Nim disambiguates by overload resolution (see `ffi/internal/ffi_macro.nim`, the
note at the `cExportProcName` definition). Most items below build on this: the
same source can serve an in-process Nim caller and a foreign caller over the C
ABI, choosing the transport per call site.
## Roadmap (priority order)
### 1. Typed bidirectional calls — host-provided functions the Nim side can `await` ⬅ in progress
Today data flows lib → host as events (raw/CBOR). The inverse is missing: a Nim
`{.ffi.}` proc calling **back into** the host language for typed data and
awaiting the result — the "a lower layer needs to read from a higher one" case
(logos-delivery issue #3865). A `{.ffiHost.}`-style annotation turns a
bodyless typed Nim proc into a call that marshals to a host-registered function
pointer and resolves a chronos `Future` when the host calls back. Reuses the
event machinery (registry + `ThreadSignalPtr` bridging into chronos). This is
the feature that changes what people can *build* with nim-ffi.

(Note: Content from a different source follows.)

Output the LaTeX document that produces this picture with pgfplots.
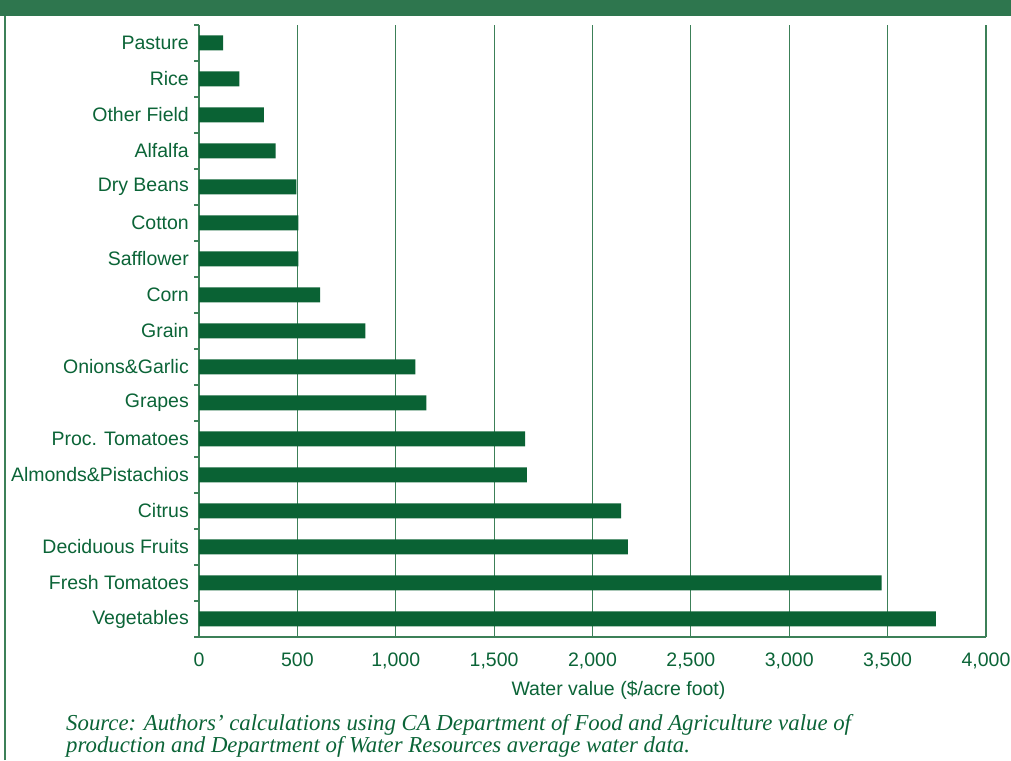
\documentclass[border=0pt]{standalone}
\usepackage{pgfplots}
\pgfplotsset{compat=1.18}
\usepackage{fontspec}
\setmainfont{Liberation Sans}
\newfontfamily\srcfont{Liberation Serif}
\definecolor{txtgreen}{RGB}{11,100,55}
\definecolor{bargreen}{RGB}{10,98,52}
\definecolor{hdrgreen}{RGB}{46,118,78}
\definecolor{gridgreen}{RGB}{60,128,88}
\begin{document}
\begin{tikzpicture}[x=1pt,y=1pt]
\useasboundingbox (0,0) rectangle (1011,760);
\fill[hdrgreen] (0,744) rectangle (1011,760);
\draw[gridgreen, line width=1.6pt] (5,0) -- (5,744);
\begin{axis}[
  at={(199pt,123pt)}, anchor=south west,
  scale only axis, width=787pt, height=612pt,
  xmin=0, xmax=4000, ymin=-0.5, ymax=16.5,
  xbar, bar width=15pt,
  axis x line*=bottom, axis y line*=left,
  axis line style={gridgreen, line width=1.3pt, -},
  xtick={0,500,...,4000},
  xticklabels={0,500,{1,000},{1,500},{2,000},{2,500},{3,000},{3,500},{4,000}},
  ytick={0,...,16},
  yticklabels={Vegetables, Fresh Tomatoes, Deciduous Fruits, Citrus, Almonds\&Pistachios, Proc. Tomatoes, Grapes, Onions\&Garlic, Grain, Corn, Safflower, Cotton, Dry Beans, Alfalfa, Other Field, Rice, Pasture},
  minor ytick={-0.5,0.5,...,16.5},
  major y tick style={draw=none},
  minor y tick style={gridgreen, line width=1.2pt},
  major x tick style={gridgreen, line width=1.2pt},
  ytick align=outside, xtick align=inside,
  major tick length=10pt, minor tick length=5pt,
  xmajorgrids, major x grid style={gridgreen, line width=1.1pt},
  tick label style={text=txtgreen, font=\fontsize{19.5}{21}\selectfont},
  yticklabel style={inner xsep=0pt},
  xticklabel style={inner ysep=0pt, yshift=-16pt},
  xlabel={Water value (\$/acre foot)},
  xlabel style={text=txtgreen, font=\fontsize{19.5}{21}\selectfont, at={(axis description cs:0.533,0)}, anchor=north, inner sep=0pt, yshift=-44pt},
  clip=false,
]
\addplot[fill=bargreen, draw=none] coordinates {
(3745,0) (3470,1) (2180,2) (2145,3) (1667,4) (1657,5) (1155,6) (1100,7)
(845,8) (615,9) (505,10) (505,11) (495,12) (390,13) (330,14) (205,15) (122,16)};
\end{axis}
\node[anchor=base west, inner sep=0pt, text=txtgreen, font=\srcfont\itshape\fontsize{22.8}{24}\selectfont] at (66,30) {Source: Authors’ calculations using CA Department of Food and Agriculture value of};
\node[anchor=base west, inner sep=0pt, text=txtgreen, font=\srcfont\itshape\fontsize{22.8}{24}\selectfont] at (66,8) {production and Department of Water Resources average water data.};
\end{tikzpicture}
\end{document}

### 2. Richer error model than `string`
`Result[T, string]` crosses today. Allow `Result[T, E]` where `E` is a typed
`{.ffi.}` struct, so every language surfaces structured errors (codes, fields)
instead of parsing text. Small change to the macro's return handling.
### 3. Streaming / multi-shot results
A proc that yields *many* values (an `AsyncStream`) mapping to host-native
iterators: Kotlin `Flow`, Swift `AsyncSequence`, Rust `Stream`, JS async
iterators. Turns nim-ffi from RPC into a reactive core.
### 4. ABI self-descriptor symbol
Export `<lib>_abi_descriptor()` returning the schema (CBOR/JSON) so a host can
validate compatibility at load time. Addresses the deferred CBOR wire-versioning
concern.
## Adjacent / parallel tracks (already discussed elsewhere)
- **seq/Option + multi-struct param marshaling parity** for the Swift (#59) and
Kotlin (#60) generators — `go.nim` is the reference (it already does this).
- **Typed events on Swift/Kotlin** — the JNI-thread-attach-into-JVM case for
Kotlin is the hard part.
- **Async idiom mapping**`Future[T]` → Promise / `async`/`await` / `suspend`
/ `impl Future`, so callers `await` instead of blocking on a semaphore.
- **WASM Component Model (WIT) emitter** — emit a `.wit` so any host consumes the
interface without bespoke glue.